Exactly retype the lines from the one containing "Emit a Python" through the one containing "bin_offset = 0.3"; both ends count, pictures do not.
--- begin INPUT FOR THIS TASK ---
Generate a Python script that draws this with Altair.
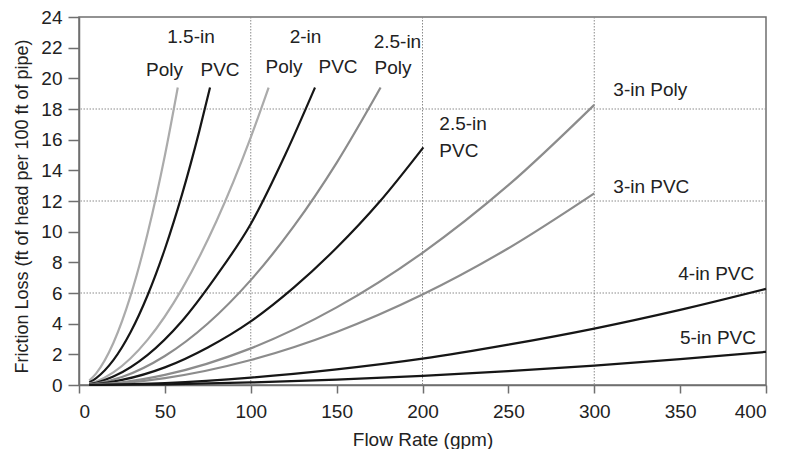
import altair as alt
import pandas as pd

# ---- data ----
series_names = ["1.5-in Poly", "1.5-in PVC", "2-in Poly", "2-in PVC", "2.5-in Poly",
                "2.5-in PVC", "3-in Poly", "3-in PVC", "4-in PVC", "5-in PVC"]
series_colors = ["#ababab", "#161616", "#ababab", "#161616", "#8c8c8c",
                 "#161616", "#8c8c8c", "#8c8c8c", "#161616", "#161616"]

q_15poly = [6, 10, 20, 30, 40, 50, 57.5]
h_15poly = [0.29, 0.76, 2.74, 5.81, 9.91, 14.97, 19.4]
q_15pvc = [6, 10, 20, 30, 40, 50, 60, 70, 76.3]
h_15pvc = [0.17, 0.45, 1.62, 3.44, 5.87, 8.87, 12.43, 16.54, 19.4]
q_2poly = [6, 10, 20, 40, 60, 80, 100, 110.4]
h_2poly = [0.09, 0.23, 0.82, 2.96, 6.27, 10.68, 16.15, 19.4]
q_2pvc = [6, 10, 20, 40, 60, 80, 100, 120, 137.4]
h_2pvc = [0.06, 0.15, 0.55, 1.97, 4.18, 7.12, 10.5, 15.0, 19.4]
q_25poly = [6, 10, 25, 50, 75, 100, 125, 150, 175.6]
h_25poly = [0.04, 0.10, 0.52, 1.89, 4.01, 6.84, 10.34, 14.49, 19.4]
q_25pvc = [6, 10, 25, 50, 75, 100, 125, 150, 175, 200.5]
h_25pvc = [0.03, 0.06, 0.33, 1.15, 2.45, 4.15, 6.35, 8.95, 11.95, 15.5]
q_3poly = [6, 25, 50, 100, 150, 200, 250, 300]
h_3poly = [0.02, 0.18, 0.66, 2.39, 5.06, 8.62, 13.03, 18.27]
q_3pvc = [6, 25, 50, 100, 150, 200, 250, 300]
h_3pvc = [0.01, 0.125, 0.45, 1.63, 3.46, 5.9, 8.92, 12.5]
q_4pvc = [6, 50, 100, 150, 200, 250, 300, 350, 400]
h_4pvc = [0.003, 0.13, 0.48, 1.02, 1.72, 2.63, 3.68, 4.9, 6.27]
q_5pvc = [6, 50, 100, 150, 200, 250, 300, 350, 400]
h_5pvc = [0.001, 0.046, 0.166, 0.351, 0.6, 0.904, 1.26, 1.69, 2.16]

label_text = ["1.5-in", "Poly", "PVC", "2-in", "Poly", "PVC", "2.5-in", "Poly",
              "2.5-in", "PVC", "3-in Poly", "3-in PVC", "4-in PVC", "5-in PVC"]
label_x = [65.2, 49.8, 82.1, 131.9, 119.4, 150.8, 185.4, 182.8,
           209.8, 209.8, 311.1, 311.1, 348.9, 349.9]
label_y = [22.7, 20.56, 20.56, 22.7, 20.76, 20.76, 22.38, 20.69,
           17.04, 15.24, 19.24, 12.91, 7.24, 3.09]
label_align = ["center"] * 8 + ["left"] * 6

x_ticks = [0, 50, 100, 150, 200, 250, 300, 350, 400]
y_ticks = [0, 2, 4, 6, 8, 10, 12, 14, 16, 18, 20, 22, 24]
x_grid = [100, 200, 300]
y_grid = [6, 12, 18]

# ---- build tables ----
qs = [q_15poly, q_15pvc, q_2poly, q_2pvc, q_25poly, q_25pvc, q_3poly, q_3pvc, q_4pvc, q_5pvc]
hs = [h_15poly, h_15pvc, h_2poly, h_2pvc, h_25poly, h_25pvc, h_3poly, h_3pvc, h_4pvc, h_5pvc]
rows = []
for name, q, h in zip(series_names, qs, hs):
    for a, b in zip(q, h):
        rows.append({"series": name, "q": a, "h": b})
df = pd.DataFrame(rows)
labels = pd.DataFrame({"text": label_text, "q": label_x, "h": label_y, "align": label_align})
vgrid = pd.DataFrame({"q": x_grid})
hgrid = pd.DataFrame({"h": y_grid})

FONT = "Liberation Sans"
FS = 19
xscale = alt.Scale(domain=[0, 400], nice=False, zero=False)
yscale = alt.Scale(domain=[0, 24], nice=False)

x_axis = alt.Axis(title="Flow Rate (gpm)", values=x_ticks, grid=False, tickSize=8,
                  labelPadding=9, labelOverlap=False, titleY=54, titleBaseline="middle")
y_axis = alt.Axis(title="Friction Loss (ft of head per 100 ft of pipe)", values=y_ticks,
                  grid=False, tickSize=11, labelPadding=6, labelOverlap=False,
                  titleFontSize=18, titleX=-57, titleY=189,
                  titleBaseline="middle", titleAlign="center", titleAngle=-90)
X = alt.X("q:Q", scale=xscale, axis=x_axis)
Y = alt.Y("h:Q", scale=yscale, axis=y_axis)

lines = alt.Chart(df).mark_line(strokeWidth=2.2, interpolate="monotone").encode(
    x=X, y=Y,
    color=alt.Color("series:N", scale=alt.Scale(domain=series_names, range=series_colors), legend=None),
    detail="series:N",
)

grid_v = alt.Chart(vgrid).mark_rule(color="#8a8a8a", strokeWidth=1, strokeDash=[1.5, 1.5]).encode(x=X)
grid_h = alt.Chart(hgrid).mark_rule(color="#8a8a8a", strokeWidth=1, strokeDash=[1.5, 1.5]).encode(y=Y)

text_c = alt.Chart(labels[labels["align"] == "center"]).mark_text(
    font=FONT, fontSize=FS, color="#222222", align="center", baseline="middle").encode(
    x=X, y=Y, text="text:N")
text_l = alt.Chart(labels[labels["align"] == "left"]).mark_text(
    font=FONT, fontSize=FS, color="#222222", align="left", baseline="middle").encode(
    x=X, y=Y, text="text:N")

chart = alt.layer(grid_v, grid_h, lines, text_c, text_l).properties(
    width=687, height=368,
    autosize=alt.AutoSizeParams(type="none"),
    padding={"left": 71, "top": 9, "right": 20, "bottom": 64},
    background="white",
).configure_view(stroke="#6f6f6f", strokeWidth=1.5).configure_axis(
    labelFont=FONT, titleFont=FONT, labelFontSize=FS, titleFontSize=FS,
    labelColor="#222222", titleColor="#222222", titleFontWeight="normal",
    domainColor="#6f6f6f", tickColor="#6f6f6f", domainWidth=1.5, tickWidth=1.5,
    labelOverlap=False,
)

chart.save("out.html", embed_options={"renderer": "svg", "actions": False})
--- end INPUT FOR THIS TASK ---
--- begin INPUT FOR THIS TASK ---
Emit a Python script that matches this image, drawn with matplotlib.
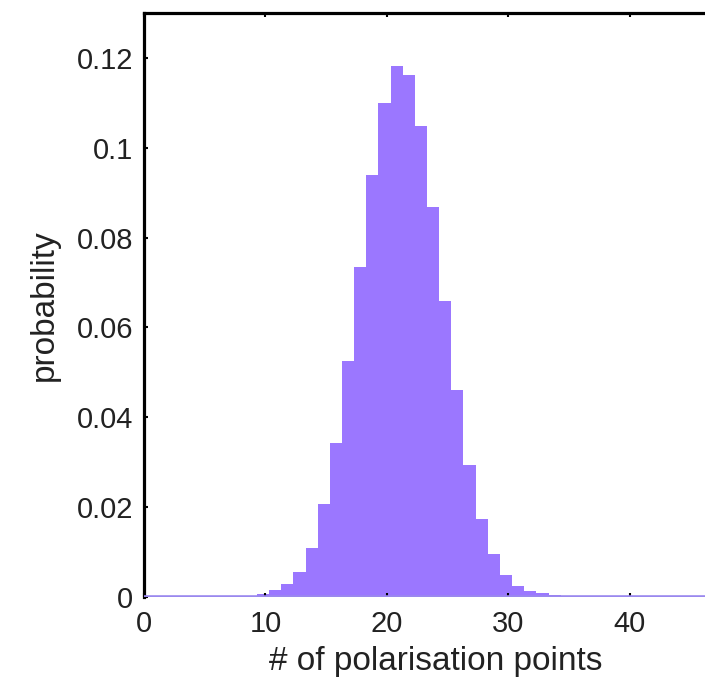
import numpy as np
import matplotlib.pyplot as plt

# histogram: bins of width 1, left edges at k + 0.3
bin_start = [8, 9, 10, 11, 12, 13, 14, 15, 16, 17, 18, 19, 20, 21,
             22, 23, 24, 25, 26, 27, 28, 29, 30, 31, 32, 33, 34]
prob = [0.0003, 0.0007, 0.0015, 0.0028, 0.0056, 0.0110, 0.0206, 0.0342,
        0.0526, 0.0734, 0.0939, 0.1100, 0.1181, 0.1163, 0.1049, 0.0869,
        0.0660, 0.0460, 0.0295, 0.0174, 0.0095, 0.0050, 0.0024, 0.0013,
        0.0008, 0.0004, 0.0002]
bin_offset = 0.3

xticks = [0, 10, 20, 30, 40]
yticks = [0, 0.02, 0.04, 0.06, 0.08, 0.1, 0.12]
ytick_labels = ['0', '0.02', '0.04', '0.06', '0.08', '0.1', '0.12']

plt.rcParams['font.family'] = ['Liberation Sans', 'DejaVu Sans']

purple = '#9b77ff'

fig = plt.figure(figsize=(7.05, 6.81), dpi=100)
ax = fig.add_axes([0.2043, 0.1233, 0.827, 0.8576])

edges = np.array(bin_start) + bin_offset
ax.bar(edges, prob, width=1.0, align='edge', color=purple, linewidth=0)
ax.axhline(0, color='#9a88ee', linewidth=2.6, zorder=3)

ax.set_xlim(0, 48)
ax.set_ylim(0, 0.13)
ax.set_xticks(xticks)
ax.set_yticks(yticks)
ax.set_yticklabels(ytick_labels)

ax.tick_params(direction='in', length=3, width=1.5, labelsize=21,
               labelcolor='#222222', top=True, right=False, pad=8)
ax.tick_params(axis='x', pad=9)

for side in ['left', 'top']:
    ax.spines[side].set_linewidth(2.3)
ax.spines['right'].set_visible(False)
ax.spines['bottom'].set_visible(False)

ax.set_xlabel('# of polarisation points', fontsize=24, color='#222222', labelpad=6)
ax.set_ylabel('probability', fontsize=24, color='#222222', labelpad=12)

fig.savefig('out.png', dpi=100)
--- end INPUT FOR THIS TASK ---
ANSWER BELOW ->
Emit a Python script that matches this image, drawn with matplotlib.
import numpy as np
import matplotlib.pyplot as plt

# histogram: bins of width 1, left edges at k + 0.3
bin_start = [8, 9, 10, 11, 12, 13, 14, 15, 16, 17, 18, 19, 20, 21,
             22, 23, 24, 25, 26, 27, 28, 29, 30, 31, 32, 33, 34]
prob = [0.0003, 0.0007, 0.0015, 0.0028, 0.0056, 0.0110, 0.0206, 0.0342,
        0.0526, 0.0734, 0.0939, 0.1100, 0.1181, 0.1163, 0.1049, 0.0869,
        0.0660, 0.0460, 0.0295, 0.0174, 0.0095, 0.0050, 0.0024, 0.0013,
        0.0008, 0.0004, 0.0002]
bin_offset = 0.3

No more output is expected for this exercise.